Третьяковская галерея началась с двухэтажной пристройки к дому Третьяковых: Павел Михайлович боялся, что случится пожар и картины в доме сгорят. Вход в галерею для всех был бесплатным. Ежедневно служители делали отчет: что посетители говорили о картинах, о чем рассуждали художники, у чьего полотна задерживались подольше. Первая картина, которая была скопирована в Третьяковке с разрешения Павла Михайловича — «Рыболов» Перова. После в галерею ринулась толпа художников: число копировальщиков с каждым годом росло, и Третьяков стал получать письма о продаже картин, которые находились в галерее. Оказалось, что предприимчивые художники писали не только копии, но и подделывали подписи к ним, выдавая их за оригинальные полотна. Это заставило Третьякова запретить работу в галерее. Кроме того, на некоторых картинах позже заметили пятна. Выяснилось, что копировальщики, чтобы уловить тон на картине, смешивали краски, а затем накладывали их прямо на оригинал. Если тон совпадал, переносили его на свой холст, а на оригинале быстро стирали. Но как бы насухо не терли, пятно разъедало лак, и много картин было испорчено.
В галерее всегда старались сохранять необходимую температуру: неоднократно ночью сам Третьяков обходил со свечей залы и проверял градусники. Летом следили за мухами, не пускали посетителей с едой. Один мальчик очень любил приходить в галерею со сдобными булками, так что однажды его выпроводили и запретили возвращаться снова. Этим мальчиком был Петр Кончаловский, ныне известный художник. Когда в галерее появилась картина Репина «Не ждали», критики выяснили, что лицо человека, вернувшегося из ссылки, не гармонирует с лицами остальных членов семьи. Тогда художник, в отсутствие Третьякова, пришел в галерею и переписал лицо. Затем взял краски и принялся исправлять голову Грозного на картине «Иван Грозный и сын». Исправил так, что голова сильно изменилась в тоне. Третьяков, увидев правки, сделал Репину выговор. Когда у художника был куплен портрет Толстого, все сочли, что лоб у писателя слишком румян. Хотели звать Репина, но Третьяков не разрешил, и тонкими лессировками сам убрал красноту со лба.

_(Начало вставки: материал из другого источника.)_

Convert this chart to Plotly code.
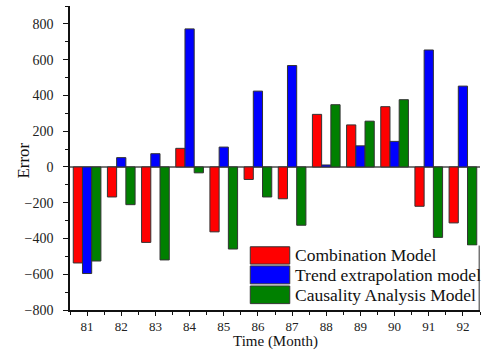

С некоторыми художниками Третьяков не ладил и не скрывал этого. Например, на картине «Медвежье семейство в лесу», которая была приобретена у Шишкина, медведей писал Константин Савицкий, и потому на полотне стояли подписи обоих художников. После того, как картина была доставлена в галерею, Третьяков стер подпись Савицкого.
Умер Павел Михайлович от язвы желудка. Последними словами были: «Берегите галерею и будьте все здоровы.» В январе 1913 года в Третьяковке случилась еще одна потеря: душевнобольной Балашов ножом изрезал картину «Иван Грозный и сын». Когда его задержали, выкрикивал: «Довольно крови! Долой кровь!». Художник Евгений Хруслов, который в то время был хранителем галереи, воспринял это как личную трагедию: отпросился у коллег на полчаса погулять в Сокольники и бросился под поезд. Чтобы скрыть увечье, картину переклеили на новый холст, а Репина пригласили исправить края порезов.
Говорят, что картины Врубеля со временем поблекли — на них исчезли серебристые тона, а вот на полотнах Куинджи краски остались такими же яркими. С 1923 года на стенах галереи стали вывешивать объяснения к картинам: вначале короткие, затем длинные. Иногда посетители спрашивали, почему на стенах мусор, и тогда был издан приказ: все надписи снять, чтобы картины могли говорить за себя сами.